Early one morning as our train pulled into Bombay, I saw a row of sleeping forms under the cover of the station’s awning. As the train came to a stop, one of the ragged piles began to move, and a woman sat up in the midst of that dishevelment. Her face was a silky tan, with dark black hair and brows defining her exquisite, deep set eyes, perfect mouth and long neck. As she gathered her handful of rags and the thin, cloth sleeping pallet, she turned and looked toward the light beyond the metal covering of the train platform. The light suffused her face and I found myself starring into one of most beautiful faces I had ever seen. This contrast symbolized for me the inescapable contrasts of India; it epitomized the struggle I was having adjusting to this complex and beautiful culture—like the Taj Mahal, glorious and pearl-like in its perfection, made more glorious in contrast to the litter and poverty in its immediate environment.
But
the real story of India is where my heart and soul travelled while there. It has taken me years to recognize the deeper
story that began before India but became more substantial in that experience. Did saints really walk past me there? Did the holiness of Indian culture transmit
to me the eons of spiritual longing and seeking that my 1960’s hippie culture
only pretended to touch? At what point
did God step in and shift the balance, His influence always there subtly
directing me, nudging me but in India did He become my charioteer? When did I first surrender my will to
Him? Was it while riding in the back of
an open air jeep, sick with multiple infections, weak and unable to sit up, so
instead, lying on the hard metal bench, hot and breathless, as the driver
wended his way through the swirling mass of traffic, horns blaring, cars
swerving and suddenly hitting a pothole and I rise off the metal bench a foot
or so and as I smash back down, find the universe opening before me and Your
holy face smiling back at me into my soul.

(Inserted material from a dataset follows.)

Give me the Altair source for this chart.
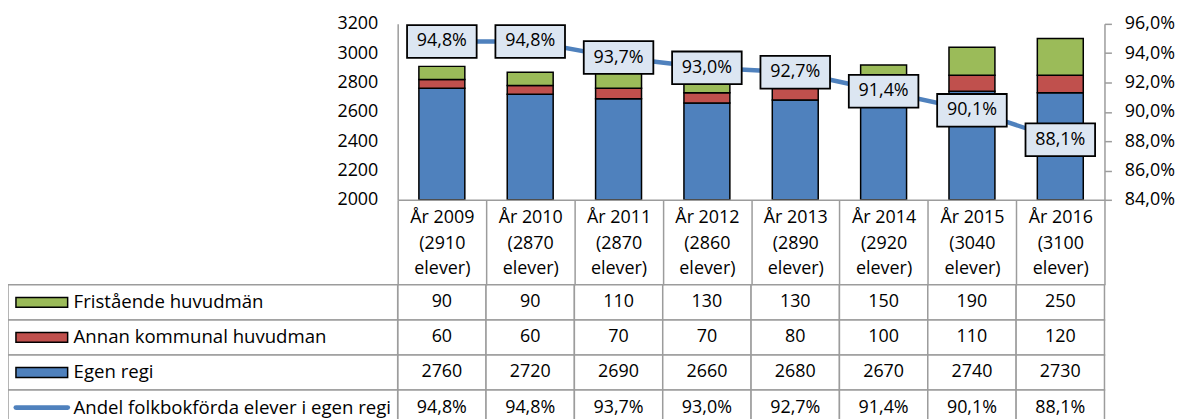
import altair as alt
import pandas as pd

# ---------------- data ----------------
years = ["År 2009", "År 2010", "År 2011", "År 2012", "År 2013", "År 2014", "År 2015", "År 2016"]
fristaende = [90, 90, 110, 130, 130, 150, 190, 250]
annan = [60, 60, 70, 70, 80, 100, 110, 120]
egen = [2760, 2720, 2690, 2660, 2680, 2670, 2740, 2730]
andel = [94.8, 94.8, 93.7, 93.0, 92.7, 91.4, 90.1, 88.1]

NAME_FRI = "Fristående huvudmän"
NAME_ANN = "Annan kommunal huvudman"
NAME_EGEN = "Egen regi"
NAME_ANDEL = "Andel folkbokförda elever i egen regi"
rows = [NAME_FRI, NAME_ANN, NAME_EGEN, NAME_ANDEL]

left_ticks = [2000, 2200, 2400, 2600, 2800, 3000, 3200]
right_ticks = [84, 86, 88, 90, 92, 94, 96]

# ---------------- styles ----------------
FONT = "Open Sans"
FS = 18
FS_LEG = 18.7
GRID = "#9C9C9C"
GREEN = "#9BBB59"
RED = "#C0504D"
BLUE = "#4F81BD"
LINEBLUE = "#4F81BD"
BOXFILL = "#DCE6F2"

W, H = 711, 177
HEADER_H = 85.5
ROW_H = 35.3
table_top = H + HEADER_H
table_bottom = table_top + 4 * ROW_H

totals = [f + a + e for f, a, e in zip(fristaende, annan, egen)]
cats = [f"{y}|({t}|elever)" for y, t in zip(years, totals)]


def pct_txt(v):
    return f"{v:.1f}".replace(".", ",") + "%"


bar_records = []
for i, c in enumerate(cats):
    for name, vals, o in [(NAME_EGEN, egen, 0), (NAME_ANN, annan, 1), (NAME_FRI, fristaende, 2)]:
        bar_records.append({"cat": c, "series": name, "value": vals[i], "ord": o})
bar_df = pd.DataFrame(bar_records)

line_df = pd.DataFrame({"cat": cats, "pct": andel, "label": [pct_txt(v) for v in andel]})

table_records = []
for i, c in enumerate(cats):
    for name, vals in [(NAME_FRI, fristaende), (NAME_ANN, annan), (NAME_EGEN, egen)]:
        table_records.append({"cat": c, "series": name, "text": str(vals[i])})
    table_records.append({"cat": c, "series": NAME_ANDEL, "text": pct_txt(andel[i])})
table_df = pd.DataFrame(table_records)
legend_df = pd.DataFrame({"series": rows})

# ---------------- encodings ----------------
x_axis = alt.Axis(
    title=None,
    labelExpr="split(datum.label, '|')",
    labelAngle=0,
    labelFontSize=FS,
    labelColor="black",
    labelLineHeight=26,
    labelBaseline="middle",
    labelOverlap=False,
    ticks=True,
    tickBand="extent",
    tickSize=HEADER_H,
    tickColor=GRID,
    tickWidth=1.5,
    labelPadding=17.5 - HEADER_H,
    domainColor=GRID,
    domainWidth=1.5,
)
X = alt.X("cat:N", sort=cats, scale=alt.Scale(domain=cats, paddingInner=0, paddingOuter=0), axis=x_axis)

y_left = alt.Y(
    "value:Q",
    stack="zero",
    scale=alt.Scale(domain=[2000, 3200], clamp=True, nice=False, zero=False),
    axis=alt.Axis(orient="left", title=None, values=left_ticks, format="d", ticks=False,
                  labelPadding=20, grid=False, domainColor=GRID, domainWidth=1.5,
                  labelFontSize=FS, labelColor="black"),
)
y_right = alt.Y(
    "pct:Q",
    scale=alt.Scale(domain=[84, 96], nice=False, zero=False),
    axis=alt.Axis(orient="right", title=None, values=right_ticks,
                  labelExpr="replace(format(datum.value, '.1f'), '.', ',') + '%'",
                  tickSize=7, tickColor=GRID, tickWidth=1.5, labelPadding=13,
                  domainColor=GRID, domainWidth=1.5, grid=False,
                  labelFontSize=FS, labelColor="black"),
)
y_row = alt.Y("series:N", sort=rows,
              scale=alt.Scale(domain=rows, range=[table_top, table_bottom], paddingInner=0, paddingOuter=0),
              axis=None)
C = alt.Color("series:N", scale=alt.Scale(domain=rows, range=[GREEN, RED, BLUE, LINEBLUE]), legend=None)

BOX = "M-1,-0.47L1,-0.47L1,0.47L-1,0.47Z"
SW = "M-1,-0.19L1,-0.19L1,0.19L-1,0.19Z"
LN = "M-1,0L1,0"

# ---------------- table layer ----------------
cells = alt.Chart(table_df).mark_rect(fill="white", stroke=GRID, strokeWidth=1.5).encode(x=X, y=y_row)
leg_cells = alt.Chart(legend_df).mark_rect(fill="white", stroke=GRID, strokeWidth=1.5).encode(
    x=alt.value(-392), x2=alt.value(0), y=y_row)
cell_text = alt.Chart(table_df).mark_text(fontSize=FS, color="black").encode(x=X, y=y_row, text="text:N")
leg_text = alt.Chart(legend_df).mark_text(fontSize=FS_LEG, align="left", color="black").encode(
    x=alt.value(-326), y=y_row, text="series:N")
sw_rect = alt.Chart(legend_df.iloc[:3]).mark_point(
    shape=SW, size=2704, filled=True, stroke="black", strokeWidth=1.5, opacity=1).encode(
    x=alt.value(-358), y=y_row, color=C)
sw_line = alt.Chart(legend_df.iloc[3:]).mark_point(
    shape=LN, size=2704, filled=False, strokeWidth=5, strokeCap="round", opacity=1).encode(
    x=alt.value(-358), y=y_row, color=C)
table_layer = alt.layer(cells, leg_cells, cell_text, leg_text, sw_rect, sw_line)

# ---------------- bars ----------------
bars = alt.Chart(bar_df).mark_bar(width=alt.RelativeBandSize(0.52), stroke="black", strokeWidth=1.5).encode(
    x=X, y=y_left, color=C, order=alt.Order("ord:Q", sort="ascending"))

# ---------------- line + labels ----------------
line = alt.Chart(line_df).mark_line(color=LINEBLUE, strokeWidth=4.5).encode(x=X, y=y_right)
boxes = alt.Chart(line_df).mark_point(
    shape=BOX, size=4900, filled=True, fill=BOXFILL, stroke="black", strokeWidth=1.8,
    opacity=1, fillOpacity=1, strokeOpacity=1).encode(x=X, y=y_right)
box_text = alt.Chart(line_df).mark_text(fontSize=FS, color="black").encode(x=X, y=y_right, text="label:N")
pct_layer = alt.layer(line, boxes, box_text)

chart = (
    alt.layer(table_layer, bars, pct_layer)
    .resolve_scale(y="independent")
    .properties(
        width=W,
        height=H,
        padding={"left": 392, "top": 14.7, "right": 80, "bottom": 230},
        autosize=alt.AutoSizeParams(type="none"),
        background="white",
    )
    .configure(font=FONT)
    .configure_view(stroke="transparent")
)

chart.save("out.html", embed_options={"renderer": "svg", "actions": False})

Is that the story to tell? Is
that the history of me? Did You step in
then my Lord, did You take the reins then or did I just suddenly notice it was
You all along who held my heart?
I became a part of this immense river of human life. I began to sway with the movement of the crowds as I walked, tapping into that deeper rhythm. Looking back to the earlier events of my life, I see the evidence of a loving presence guiding me, helping me and keeping me safe. But in India that presence emerged, vibrating and shimmering with the force of love and beauty from behind the seeming chaos. Like looking at a picture of miscellaneous objects and suddenly seeing that the objects form something greater, seeing the image that was hidden by the detail; suddenly a much bigger picture appears. India had pulled away a veil and showed me myself.